TASK PROMPT:
Transcribe the listing that follows in full, omitting pictures.

DATA EXCERPT:
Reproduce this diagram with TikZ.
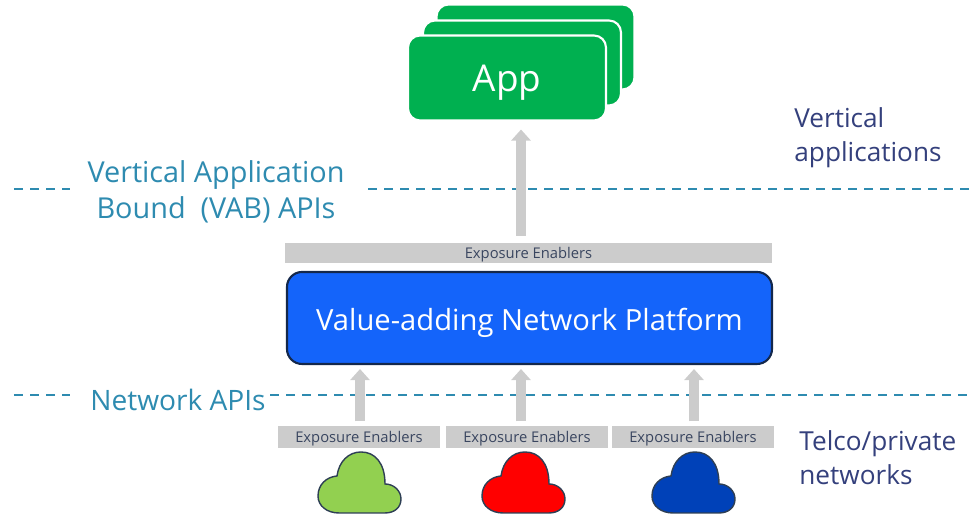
\documentclass[tikz,border=0pt]{standalone}
\usepackage{fontspec}
\setmainfont{Open Sans}
\usetikzlibrary{arrows.meta}
\definecolor{appgreen}{HTML}{00B050}
\definecolor{platblue}{HTML}{1464FA}
\definecolor{platedge}{HTML}{14284B}
\definecolor{apiteal}{HTML}{2E8BB0}
\definecolor{sidenavy}{HTML}{34407C}
\definecolor{barinkc}{HTML}{3A4660}
\definecolor{bargray}{HTML}{CCCCCC}
\definecolor{cloudedge}{HTML}{2E3F55}
\definecolor{cloudgreen}{HTML}{92D050}
\definecolor{cloudblue}{HTML}{0041B8}
\tikzset{
    appcard/.style={draw=white, line width=0.6pt, fill=appgreen, rounded corners=0.12cm, minimum width=1.98cm, minimum height=0.85cm, inner sep=0},
    enablerbar/.style={fill=bargray, text=barinkc, minimum height=0.22cm, inner sep=0, text height=0.15cm, font=\fontsize{4.2}{4.4}\selectfont},
    apilabel/.style={text=apiteal, align=center, font=\fontsize{8.2}{10.2}\selectfont},
    sidelabel/.style={text=sidenavy, align=left, anchor=west, font=\fontsize{7.45}{9.7}\selectfont},
    apiline/.style={apiteal, line width=0.4pt, dash pattern=on 0.09cm off 0.07cm},
    upflow/.style={bargray, line width=0.1cm, -{Triangle[length=0.11cm,width=0.19cm]}},
    netcloud/.pic={
        \draw [cloudedge, line width=0.4pt, fill=#1] (-0.24,0.37) .. controls (-0.22,0.52) and (-0.12,0.61) .. (0,0.61) .. controls (0.14,0.61) and (0.24,0.5) .. (0.24,0.29) .. controls (0.33,0.29) and (0.40,0.22) .. (0.40,0.14) .. controls (0.40,0.06) and (0.34,0) .. (0.24,0) -- (-0.22,0) .. controls (-0.34,0) and (-0.43,0.07) .. (-0.43,0.17) .. controls (-0.43,0.28) and (-0.35,0.36) .. (-0.24,0.37) -- cycle;
    }
}
\begin{document}
\begin{tikzpicture}
    \useasboundingbox (0,0) rectangle (9.72,5.15);
    \coordinate (vabL) at (0.14,3.26);
    \coordinate (vabM) at (0.70,3.26);
    \coordinate (vabR) at (3.68,3.26);
    \coordinate (vabE) at (9.72,3.26);
    \coordinate (netL) at (0.14,1.20);
    \coordinate (netM) at (0.70,1.20);
    \coordinate (netR) at (2.70,1.20);
    \coordinate (netE) at (9.72,1.20);
    \draw [apiline] (vabL) -- (vabM);
    \draw [apiline] (vabR) -- (vabE);
    \draw [apiline] (netL) -- (netM);
    \draw [apiline] (netR) -- (netE);
    \node [appcard] (appC) at (5.355,4.68) {};
    \node [appcard] (appB) at (5.22,4.52) {};
    \node [appcard, text=white, text height=0.36cm, font=\fontsize{10.5}{12}\selectfont] (appA) at (5.07,4.37) {App};
    \node [enablerbar, minimum width=4.87cm, minimum height=0.2cm, text height=0.13cm] (enableT) at (5.285,2.615) {Exposure Enablers};
    \node [draw=platedge, line width=0.6pt, fill=platblue, rounded corners=0.15cm, minimum width=4.85cm, minimum height=0.92cm, text=white, text height=0.33cm, font=\fontsize{8.3}{10}\selectfont] (platform) at (5.295,1.97) {Value-adding Network Platform};
    \node [enablerbar, minimum width=1.62cm] (enableA) at (3.59,0.78) {Exposure Enablers};
    \node [enablerbar, minimum width=1.62cm] (enableB) at (5.27,0.78) {Exposure Enablers};
    \node [enablerbar, minimum width=1.62cm] (enableC) at (6.93,0.78) {Exposure Enablers};
    \coordinate (axisA) at (3.60,0);
    \coordinate (axisB) at (5.21,0);
    \coordinate (axisC) at (6.94,0);
    \draw [upflow] ([yshift=0.07cm]axisB |- enableT.north) -- ([yshift=-0.08cm]axisB |- appA.south);
    \draw [upflow] ([yshift=0.04cm]axisA |- enableA.north) -- ([yshift=-0.04cm]axisA |- platform.south);
    \draw [upflow] ([yshift=0.04cm]axisB |- enableB.north) -- ([yshift=-0.04cm]axisB |- platform.south);
    \draw [upflow] ([yshift=0.04cm]axisC |- enableC.north) -- ([yshift=-0.04cm]axisC |- platform.south);
    \pic at (3.61,0.02) {netcloud=cloudgreen};
    \pic at (5.25,0.02) {netcloud=red};
    \pic at (6.95,0.02) {netcloud=cloudblue};
    \node [apilabel] (vabLabel) at (2.16,3.235) {Vertical Application\\Bound\ \ (VAB) APIs};
    \node [apilabel, font=\fontsize{8}{10}\selectfont] (netLabel) at (1.78,1.15) {Network APIs};
    \node [sidelabel] (vertLabel) at (7.82,3.77) {Vertical\\applications};
    \node [sidelabel] (telcoLabel) at (7.87,0.57) {Telco/private\\networks};
\end{tikzpicture}
\end{document}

REPLY:
Reproduce this diagram with TikZ.
\documentclass[tikz,border=0pt]{standalone}
\usepackage{fontspec}
\setmainfont{Open Sans}
\usetikzlibrary{arrows.meta}
\definecolor{appgreen}{HTML}{00B050}
\definecolor{platblue}{HTML}{1464FA}
\definecolor{platedge}{HTML}{14284B}
\definecolor{apiteal}{HTML}{2E8BB0}
\definecolor{sidenavy}{HTML}{34407C}
\definecolor{barinkc}{HTML}{3A4660}
\definecolor{bargray}{HTML}{CCCCCC}
\definecolor{cloudedge}{HTML}{2E3F55}
\definecolor{cloudgreen}{HTML}{92D050}
\definecolor{cloudblue}{HTML}{0041B8}
\tikzset{
    appcard/.style={draw=white, line width=0.6pt, fill=appgreen, rounded corners=0.12cm, minimum width=1.98cm, minimum height=0.85cm, inner sep=0},
    enablerbar/.style={fill=bargray, text=barinkc, minimum height=0.22cm, inner sep=0, text height=0.15cm, font=\fontsize{4.2}{4.4}\selectfont},
    apilabel/.style={text=apiteal, align=center, font=\fontsize{8.2}{10.2}\selectfont},
    sidelabel/.style={text=sidenavy, align=left, anchor=west, font=\fontsize{7.45}{9.7}\selectfont},
    apiline/.style={apiteal, line width=0.4pt, dash pattern=on 0.09cm off 0.07cm},
    upflow/.style={bargray, line width=0.1cm, -{Triangle[length=0.11cm,width=0.19cm]}},
    netcloud/.pic={
        \draw [cloudedge, line width=0.4pt, fill=#1] (-0.24,0.37) .. controls (-0.22,0.52) and (-0.12,0.61) .. (0,0.61) .. controls (0.14,0.61) and (0.24,0.5) .. (0.24,0.29) .. controls (0.33,0.29) and (0.40,0.22) .. (0.40,0.14) .. controls (0.40,0.06) and (0.34,0) .. (0.24,0) -- (-0.22,0) .. controls (-0.34,0) and (-0.43,0.07) .. (-0.43,0.17) .. controls (-0.43,0.28) and (-0.35,0.36) .. (-0.24,0.37) -- cycle;
    }
}
\begin{document}
\begin{tikzpicture}
    \useasboundingbox (0,0) rectangle (9.72,5.15);
    \coordinate (vabL) at (0.14,3.26);
    \coordinate (vabM) at (0.70,3.26);
    \coordinate (vabR) at (3.68,3.26);
    \coordinate (vabE) at (9.72,3.26);
    \coordinate (netL) at (0.14,1.20);
    \coordinate (netM) at (0.70,1.20);
    \coordinate (netR) at (2.70,1.20);
    \coordinate (netE) at (9.72,1.20);
    \draw [apiline] (vabL) -- (vabM);
    \draw [apiline] (vabR) -- (vabE);
    \draw [apiline] (netL) -- (netM);
    \draw [apiline] (netR) -- (netE);
    \node [appcard] (appC) at (5.355,4.68) {};
    \node [appcard] (appB) at (5.22,4.52) {};
    \node [appcard, text=white, text height=0.36cm, font=\fontsize{10.5}{12}\selectfont] (appA) at (5.07,4.37) {App};
    \node [enablerbar, minimum width=4.87cm, minimum height=0.2cm, text height=0.13cm] (enableT) at (5.285,2.615) {Exposure Enablers};
    \node [draw=platedge, line width=0.6pt, fill=platblue, rounded corners=0.15cm, minimum width=4.85cm, minimum height=0.92cm, text=white, text height=0.33cm, font=\fontsize{8.3}{10}\selectfont] (platform) at (5.295,1.97) {Value-adding Network Platform};
    \node [enablerbar, minimum width=1.62cm] (enableA) at (3.59,0.78) {Exposure Enablers};
    \node [enablerbar, minimum width=1.62cm] (enableB) at (5.27,0.78) {Exposure Enablers};
    \node [enablerbar, minimum width=1.62cm] (enableC) at (6.93,0.78) {Exposure Enablers};
    \coordinate (axisA) at (3.60,0);
    \coordinate (axisB) at (5.21,0);
    \coordinate (axisC) at (6.94,0);
    \draw [upflow] ([yshift=0.07cm]axisB |- enableT.north) -- ([yshift=-0.08cm]axisB |- appA.south);
    \draw [upflow] ([yshift=0.04cm]axisA |- enableA.north) -- ([yshift=-0.04cm]axisA |- platform.south);
    \draw [upflow] ([yshift=0.04cm]axisB |- enableB.north) -- ([yshift=-0.04cm]axisB |- platform.south);
    \draw [upflow] ([yshift=0.04cm]axisC |- enableC.north) -- ([yshift=-0.04cm]axisC |- platform.south);
    \pic at (3.61,0.02) {netcloud=cloudgreen};
    \pic at (5.25,0.02) {netcloud=red};
    \pic at (6.95,0.02) {netcloud=cloudblue};
    \node [apilabel] (vabLabel) at (2.16,3.235) {Vertical Application\\Bound\ \ (VAB) APIs};
    \node [apilabel, font=\fontsize{8}{10}\selectfont] (netLabel) at (1.78,1.15) {Network APIs};
    \node [sidelabel] (vertLabel) at (7.82,3.77) {Vertical\\applications};
    \node [sidelabel] (telcoLabel) at (7.87,0.57) {Telco/private\\networks};
\end{tikzpicture}
\end{document}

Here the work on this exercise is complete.